Blog

Words, Senses, Entities

Wed 02 October 2013

Language is noisy and ambiguous, as humans we're really good at using context to understand the meaning of a sentence. Computers don't have it so easy. Consider the following two sentences:

  • "The bank charged $30 to go over my overdraft!"
  • "Dutch Drivers Take Tesla Model S 388 Miles On A Single Charge".

How can we extract useful information from these? It's obvious to a human that the word "bank" refers to a financial institution rather than part of a river, but a computer needs to be told the difference. The word "charge" is used in both sentences, does it mean a financial payment or battery capacity? The different senses have very different implications for the underlying sentiment of the sentence.

We've just rolled out some improvements to our engine for handling cases like these, made possible by enhanced support for Word Sense Disambiguation in TextRazor's API.

TextRazor uses knowledge of the English language and deep semantic relationships between words to help choose the most likely sense of each word. This makes it possible to correctly extract the negative opinion in the first sentence above, and classify the second story under "electric cars".

Linked Data

One of TextRazor's most popular pieces of functionality is Entity Linking and Topic Detection, enabling powerful search and discovery applications by creating connections between themes in your documents.

TextRazor uses the standard WordNet 3.1 lexical database for our sense inventory.
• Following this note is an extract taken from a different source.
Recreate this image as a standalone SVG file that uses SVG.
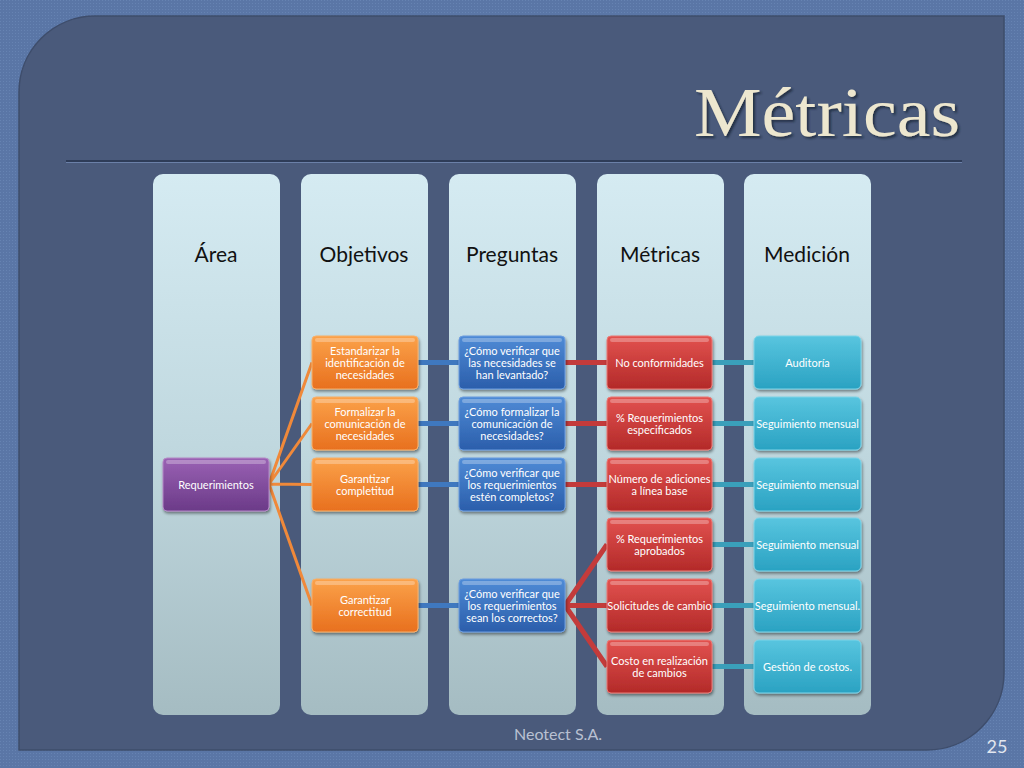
<svg xmlns="http://www.w3.org/2000/svg" width="1024" height="768" viewBox="0 0 1024 768">
<defs>
<style>
.t{font-family:Lato,"Open Sans","Liberation Sans",sans-serif;font-size:11px;fill:#ffffff;text-anchor:middle}
.h{font-family:Lato,"Open Sans","Liberation Sans",sans-serif;font-size:21px;fill:#111111;text-anchor:middle}
.col{fill:url(#gCol)}
.n{stroke-width:1;filter:url(#sh)}
.or{fill:url(#gOr);stroke:#f7b06a}
.bl{fill:url(#gBl);stroke:#6d9de0}
.rd{fill:url(#gRd);stroke:#ea7a76}
.cy{fill:url(#gCy);stroke:#7fd4e8}
.pu{fill:url(#gPu);stroke:#b488c6}
.hl{fill:#ffffff;opacity:0.28}
.cOr{stroke:#f0893a;stroke-width:3;fill:none}
.cBl{stroke:#3f78bf;stroke-width:5;fill:none}
.cRd{stroke:#c33b3b;stroke-width:5;fill:none}
.cCy{stroke:#3a9fba;stroke-width:5;fill:none}
</style>
<linearGradient id="gCol" x1="0" y1="0" x2="0" y2="1"><stop offset="0" stop-color="#d5ebf2"/><stop offset="0.5" stop-color="#c0d8df"/><stop offset="1" stop-color="#a5bcc2"/></linearGradient>
<linearGradient id="gOr" x1="0" y1="0" x2="0" y2="1"><stop offset="0" stop-color="#fba24a"/><stop offset="1" stop-color="#e8701e"/></linearGradient>
<linearGradient id="gBl" x1="0" y1="0" x2="0" y2="1"><stop offset="0" stop-color="#4f8bd6"/><stop offset="1" stop-color="#2b5eab"/></linearGradient>
<linearGradient id="gRd" x1="0" y1="0" x2="0" y2="1"><stop offset="0" stop-color="#e2524f"/><stop offset="1" stop-color="#b32a29"/></linearGradient>
<linearGradient id="gCy" x1="0" y1="0" x2="0" y2="1"><stop offset="0" stop-color="#58c5df"/><stop offset="1" stop-color="#2aa2c2"/></linearGradient>
<linearGradient id="gPu" x1="0" y1="0" x2="0" y2="1"><stop offset="0" stop-color="#9a62b4"/><stop offset="1" stop-color="#6b3a88"/></linearGradient>
<filter id="sh" x="-10%" y="-10%" width="130%" height="140%"><feDropShadow dx="1" dy="2" stdDeviation="1.5" flood-color="#000" flood-opacity="0.45"/></filter>
<filter id="tsh" x="-5%" y="-5%" width="110%" height="120%"><feDropShadow dx="2" dy="2" stdDeviation="1" flood-color="#1c2538" flood-opacity="0.8"/></filter>
<pattern id="tex" width="3" height="3" patternUnits="userSpaceOnUse"><rect width="3" height="3" fill="#5a76a6"/><rect width="1" height="1" fill="#6683b2"/></pattern>
</defs>

<rect width="1024" height="768" fill="url(#tex)"/>
<path d="M 95 16 H 1004 V 673 A 77 77 0 0 1 927 750 H 19 V 92 A 76 76 0 0 1 95 16 Z" fill="#4a5a7b" stroke="#3e4d6b" stroke-width="1.5"/>

<text x="960" y="136" text-anchor="end" font-family="'Liberation Serif','DejaVu Serif',serif" font-size="70" fill="#ede7cf" filter="url(#tsh)" textLength="266" lengthAdjust="spacingAndGlyphs">Métricas</text>
<line x1="66" y1="161" x2="962" y2="161" stroke="#2e3c58" stroke-width="2"/>
<line x1="66" y1="162.5" x2="962" y2="162.5" stroke="#6b80a8" stroke-width="1"/>

<g id="columns">
<rect class="col" x="153" y="174" width="127" height="541" rx="10"/>
<rect class="col" x="301" y="174" width="127" height="541" rx="10"/>
<rect class="col" x="449" y="174" width="127" height="541" rx="10"/>
<rect class="col" x="597" y="174" width="127" height="541" rx="10"/>
<rect class="col" x="744" y="174" width="127" height="541" rx="10"/>
<text class="h" x="216" y="262">Área</text>
<text class="h" x="364" y="262">Objetivos</text>
<text class="h" x="512" y="262">Preguntas</text>
<text class="h" x="660" y="262">Métricas</text>
<text class="h" x="807" y="262">Medición</text>
</g>

<g id="connectors">
<path class="cOr" d="M 269 484 L 312 362.5 M 269 484 L 312 423.5 M 269 484 L 312 484.5 M 269 484 L 312 605.5"/>
<path class="cBl" d="M 418 362.5 H 459 M 418 423.5 H 459 M 418 484.5 H 459 M 418 605.5 H 459"/>
<path class="cRd" d="M 565 362.5 H 607 M 565 423.5 H 607 M 565 484.5 H 607 M 565 605.5 L 607 544.5 M 565 605.5 H 607 M 565 605.5 L 607 666.5"/>
<path class="cCy" d="M 712 362.5 H 754 M 712 423.5 H 754 M 712 484.5 H 754 M 712 544.5 H 754 M 712 605.5 H 754 M 712 666.5 H 754"/>
</g>

<g id="n-requerimientos"><rect class="n pu" x="163" y="458" width="106" height="53" rx="4"/><rect class="hl" x="166" y="460" width="100" height="4" rx="2"/><text class="t" x="216" y="488.5">Requerimientos</text></g>

<g id="n-obj1"><rect class="n or" x="312" y="336" width="106" height="53" rx="4"/><rect class="hl" x="315" y="338" width="100" height="4" rx="2"/><text class="t" x="365" y="354.5">Estandarizar la<tspan x="365" dy="12">identificación de</tspan><tspan x="365" dy="12">necesidades</tspan></text></g>
<g id="n-obj2"><rect class="n or" x="312" y="397" width="106" height="53" rx="4"/><rect class="hl" x="315" y="399" width="100" height="4" rx="2"/><text class="t" x="365" y="415.5">Formalizar la<tspan x="365" dy="12">comunicación de</tspan><tspan x="365" dy="12">necesidades</tspan></text></g>
<g id="n-obj3"><rect class="n or" x="312" y="458" width="106" height="53" rx="4"/><rect class="hl" x="315" y="460" width="100" height="4" rx="2"/><text class="t" x="365" y="482.5">Garantizar<tspan x="365" dy="12">completitud</tspan></text></g>
<g id="n-obj4"><rect class="n or" x="312" y="579" width="106" height="53" rx="4"/><rect class="hl" x="315" y="581" width="100" height="4" rx="2"/><text class="t" x="365" y="603.5">Garantizar<tspan x="365" dy="12">correctitud</tspan></text></g>

<g id="n-preg1"><rect class="n bl" x="459" y="336" width="106" height="53" rx="4"/><rect class="hl" x="462" y="338" width="100" height="4" rx="2"/><text class="t" x="512" y="354.5">¿Cómo verificar que<tspan x="512" dy="12">las necesidades se</tspan><tspan x="512" dy="12">han levantado?</tspan></text></g>
<g id="n-preg2"><rect class="n bl" x="459" y="397" width="106" height="53" rx="4"/><rect class="hl" x="462" y="399" width="100" height="4" rx="2"/><text class="t" x="512" y="415.5">¿Cómo formalizar la<tspan x="512" dy="12">comunicación de</tspan><tspan x="512" dy="12">necesidades?</tspan></text></g>
<g id="n-preg3"><rect class="n bl" x="459" y="458" width="106" height="53" rx="4"/><rect class="hl" x="462" y="460" width="100" height="4" rx="2"/><text class="t" x="512" y="476.5">¿Cómo verificar que<tspan x="512" dy="12">los requerimientos</tspan><tspan x="512" dy="12">estén completos?</tspan></text></g>
<g id="n-preg4"><rect class="n bl" x="459" y="579" width="106" height="53" rx="4"/><rect class="hl" x="462" y="581" width="100" height="4" rx="2"/><text class="t" x="512" y="597.5">¿Cómo verificar que<tspan x="512" dy="12">los requerimientos</tspan><tspan x="512" dy="12">sean los correctos?</tspan></text></g>

<g id="n-met1"><rect class="n rd" x="607" y="336" width="105" height="53" rx="4"/><rect class="hl" x="610" y="338" width="99" height="4" rx="2"/><text class="t" x="659.5" y="366.5">No conformidades</text></g>
<g id="n-met2"><rect class="n rd" x="607" y="397" width="105" height="53" rx="4"/><rect class="hl" x="610" y="399" width="99" height="4" rx="2"/><text class="t" x="659.5" y="421.5">% Requerimientos<tspan x="659.5" dy="12">especificados</tspan></text></g>
<g id="n-met3"><rect class="n rd" x="607" y="458" width="105" height="53" rx="4"/><rect class="hl" x="610" y="460" width="99" height="4" rx="2"/><text class="t" x="659.5" y="482.5">Número de adiciones<tspan x="659.5" dy="12">a línea base</tspan></text></g>
<g id="n-met4"><rect class="n rd" x="607" y="518" width="105" height="53" rx="4"/><rect class="hl" x="610" y="520" width="99" height="4" rx="2"/><text class="t" x="659.5" y="542.5">% Requerimientos<tspan x="659.5" dy="12">aprobados</tspan></text></g>
<g id="n-met5"><rect class="n rd" x="607" y="579" width="105" height="53" rx="4"/><rect class="hl" x="610" y="581" width="99" height="4" rx="2"/><text class="t" x="659.5" y="609.5">Solicitudes de cambio</text></g>
<g id="n-met6"><rect class="n rd" x="607" y="640" width="105" height="53" rx="4"/><rect class="hl" x="610" y="642" width="99" height="4" rx="2"/><text class="t" x="659.5" y="664.5">Costo en realización<tspan x="659.5" dy="12">de cambios</tspan></text></g>

<g id="n-med1"><rect class="n cy" x="754" y="336" width="107" height="53" rx="5"/><text class="t" x="807.5" y="366.5">Auditoría</text></g>
<g id="n-med2"><rect class="n cy" x="754" y="397" width="107" height="53" rx="5"/><text class="t" x="807.5" y="427.5">Seguimiento mensual</text></g>
<g id="n-med3"><rect class="n cy" x="754" y="458" width="107" height="53" rx="5"/><text class="t" x="807.5" y="488.5">Seguimiento mensual</text></g>
<g id="n-med4"><rect class="n cy" x="754" y="518" width="107" height="53" rx="5"/><text class="t" x="807.5" y="548.5">Seguimiento mensual</text></g>
<g id="n-med5"><rect class="n cy" x="754" y="579" width="107" height="53" rx="5"/><text class="t" x="807.5" y="609.5">Seguimiento mensual.</text></g>
<g id="n-med6"><rect class="n cy" x="754" y="640" width="107" height="53" rx="5"/><text class="t" x="807.5" y="670.5">Gestión de costos.</text></g>

<text x="558" y="740" text-anchor="middle" font-family="Lato,'Open Sans','Liberation Sans',sans-serif" font-size="16" fill="#b9c1d2">Neotect S.A.</text>
<text x="997" y="753" text-anchor="middle" font-family="Lato,'Open Sans','Liberation Sans',sans-serif" font-size="18" fill="#e2e6ef">25</text>
</svg>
Many WordNet senses can be unambiguously mapped to Wikipedia and other Linked Open Data sources - which can then be used as a strong signal for classifying ambiguous words in the entity disambiguation stage. So, for example, if we spot the word "Apple" in the context of eating, we know that it's highly likely to be the "apple (fruit with red or yellow or green skin and sweet to tart crisp whitish flesh)" sense, which we know is the same concept as http://en.wikipedia.org/wiki/Apple. This helps us decide that the word should not be linked to http://en.wikipedia.org/wiki/Apple_Inc, and gives less support to the hypothesis that the document as a whole is about technology.

TextRazor gets much of its disambiguation power from the huge amount of contextual information on millions of different entities in Wikipedia. Wikipedia isn't so helpful with more common concepts though, and we've found that combining it with a comprehensive lexical resource like Wordnet can bring a big improvement in those areas.

Synonyms

Another useful TextRazor feature is the ability to return synonyms and other words related to your content. We use sense information to filter out synonyms that aren't relevant given their context, enabling powerful context aware search systems and more flexible text mining rules.

API

We've just launched support for returning word sense information in the API - simply add "senses" to the "extractors" in your TextRazor requests and we'll return an array of candidate WordNet 3.1 senses with each word, along with a confidence score of each one. Even if you don't need explicit sense information in your app, hopefully you have noticed a nice jump in entity extraction/topic detection/synonym extraction performance.